Would be fascinated to see your data over a period of months.
Application up time is flakey, but what was worse were fly deploys failing for no clear reason. Sometimes layers would just hang and eventually fail for no particular reason; I'd run the same command an hour or two later without any changes and it would just work as expected.
I'd love to make a monitoring service to deploy a basic app (i.e. run the fly deploy command) every 5 minutes and see how often those deploys fail or hang. I'd guess ~5% inexplicably fail, which is frustrating unless you've got a lot of spare time.
I used to run a service that created k8s clusters on GCP for our customers. We did want to check that that functionality kept working and had a prober test it periodically. It was actually broken a lot.
Always good to monitor your dependencies if you have the time. Then when someone complains about an issue in your service, you can check your monitoring to see if your upstream services are broken. If they are, at least you know where to start debugging.
My downtimes from fly are pretty rare but generally global when they happen, in this outage we had no downtime but couldn't deploy for a few hours. I have issues with deploying about once per quarter(deploy most days across a few apps)
If that’s the case I suspect fly is getting a lot more reliable. I stopped using them about a year ago so haven’t kept up on their reliability since. Glad to hear, it’s good for a competitive market to have many providers, and fly might have issues but hopefully has a bright future
They are definitely getting more reliable. I was an early user and moved off them to self hosted for quite a while because of the frequent downtime in early days.

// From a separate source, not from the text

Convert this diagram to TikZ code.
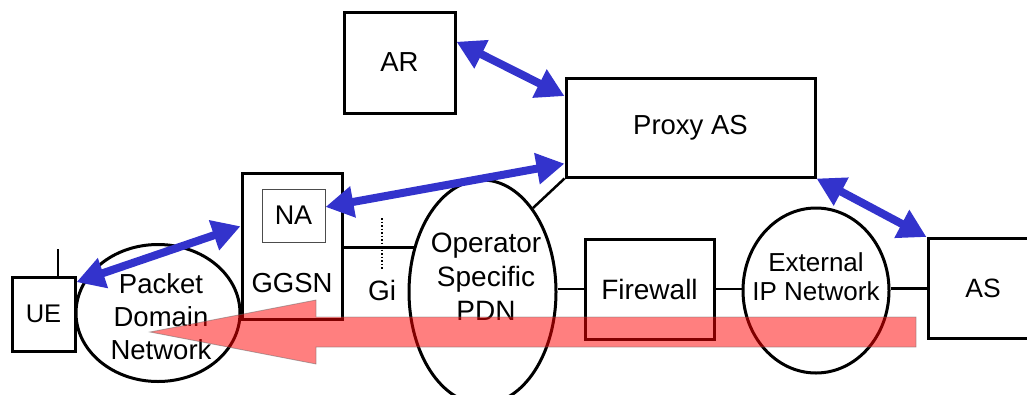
\documentclass[tikz,border=0pt]{standalone}
\usepackage{fontspec}
\setmainfont{Liberation Sans}
\usetikzlibrary{shapes.geometric, arrows.meta, positioning}
\definecolor{linkblue}{RGB}{51,51,204}

\begin{document}
\begin{tikzpicture}[
    x=1pt, y=-1pt,
    box/.style={draw, line width=3pt, inner sep=0pt, font=\fontsize{27}{32}\selectfont},
    net/.style={draw, ellipse, line width=3pt, inner sep=0pt},
    txt/.style={align=center, inner sep=0pt, font=\fontsize{27.5}{33}\selectfont},
    wire/.style={line width=2.5pt},
    link/.style={{Triangle[length=28pt, width=30pt]}-{Triangle[length=28pt, width=30pt]}, line width=8pt, linkblue},
    flow/.style={fill=red, fill opacity=0.5, draw=black!60, draw opacity=0.5, line width=0.8pt}
]
    \useasboundingbox (0,0) rectangle (1027,394);

    % Boxes
    \node[box, minimum width=111pt, minimum height=101pt, font=\fontsize{27.5}{32}\selectfont] (ar) at (399.5,62.5) {AR};
    \node[box, minimum width=249pt, minimum height=99pt, font=\fontsize{27.5}{32}\selectfont] (proxy) at (690.5,127.5) {Proxy AS};
    \node[box, minimum width=100pt, minimum height=146pt] (ggsn) at (292,246) {};
    \node[draw=black!70, line width=1pt, minimum width=63pt, minimum height=53pt, inner sep=0pt, font=\fontsize{27}{32}\selectfont] (na) at (293.5,215.5) {NA};
    \node[box, minimum width=63pt, minimum height=74pt, font=\fontsize{25.5}{30}\selectfont] (ue) at (43.5,314) {UE};
    \node[box, minimum width=129pt, minimum height=100pt, font=\fontsize{28}{32}\selectfont] (fw) at (649.5,289) {Firewall};
    \node[box, minimum width=110pt, minimum height=100pt, font=\fontsize{26.5}{32}\selectfont] (as) at (983,288.5) {AS};

    % Networks
    \node[net, minimum width=164pt, minimum height=137pt] (pdn) at (158,313) {};
    \node[net, minimum width=147pt, minimum height=224pt] (opdn) at (482.5,292) {};
    \node[net, minimum width=146pt, minimum height=165pt] (ipnet) at (816,290.5) {};

    % Labels
    \node[txt] (ggsnlbl) at (292,283) {GGSN};
    \node[txt, font=\fontsize{28}{33}\selectfont] (gilbl) at (382,290) {Gi};
    \node[txt] (pdnlbl) at (161,317) {Packet\\Domain\\Network};
    \node[txt, font=\fontsize{28}{34}\selectfont] (opdnlbl) at (486,277) {Operator\\Specific\\PDN};
    \node[txt, font=\fontsize{26}{29}\selectfont] (ipnetlbl) at (816,277) {External\\IP Network};

    % Wires
    \coordinate (ant) at (58,249);
    \coordinate (gitop) at (382,218);
    \draw[wire] (ant) -- (ant |- ue.north);
    \draw[wire] (ggsn.east |- opdn.147) -- (opdn.147);
    \draw[dotted, line width=1.5pt] (gitop) -- ++(0,52);
    \draw[wire] (opdn.59) -- (proxy.south west);
    \draw[wire] (opdn.east |- fw.west) -- (fw.west);
    \draw[wire] (fw.east) -- (ipnet.west |- fw.east);
    \draw[wire] (ipnet.east |- as.west) -- (as.west);

    % Links
    \draw[link] (ar.20) -- (proxy.166);
    \draw[link] (na.15) -- (proxy.196);
    \draw[link] (ue.44) -- (ggsn.159);
    \draw[link] (proxy.south east) -- (as.north west);

    % Data path
    \draw[flow] (916,317) -- (316,317) -- (316,300) -- (150,332) -- (316,364) -- (316,347) -- (916,347) -- cycle;
\end{tikzpicture}
\end{document}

Their support still leaves a lot to be desired even as someone that pays for it but the ease of running and deploying a distributed front end keeps bringing me back.
I externally monitor fly.io and it's docs here: https://flyio.onlineornot.com/
Looks like it lasted 16 minutes for them.
It wasn't a request routing outage; apps running on Fly.io didn't stop running. It was a deployments outage. For reasons passing understanding (I am reliably informed I'm wrong to complain about this), our website is the same Elixir app as our dashboard, and the dashboard got redeployed at one point. Our website being down is not the same as the whole service being down, though I guess there's a truth-in-advertising poetry to it being down when deployments are busted.
A lot of apps did stop running - https://community.fly.io/t/fly-io-site-is-currently-inaccess...
The entire API was also unusable, not just deployments.
Sorry, you're right: pretty much any time I'm saying deployments are blocked, I'm really saying the API was down.
I'm not sure if your explanation is comforting or disconcerting.
Why not both? Tell me what's comforting and I'll tell you why you shouldn't be comforted; tell me why you're disconcerted and I'll tell you maybe something else. All we can do is be straight about things.
Same for us, down for ~5 mins, back up and fine, error was 501
Do you mind if I ask what monitoring service that is?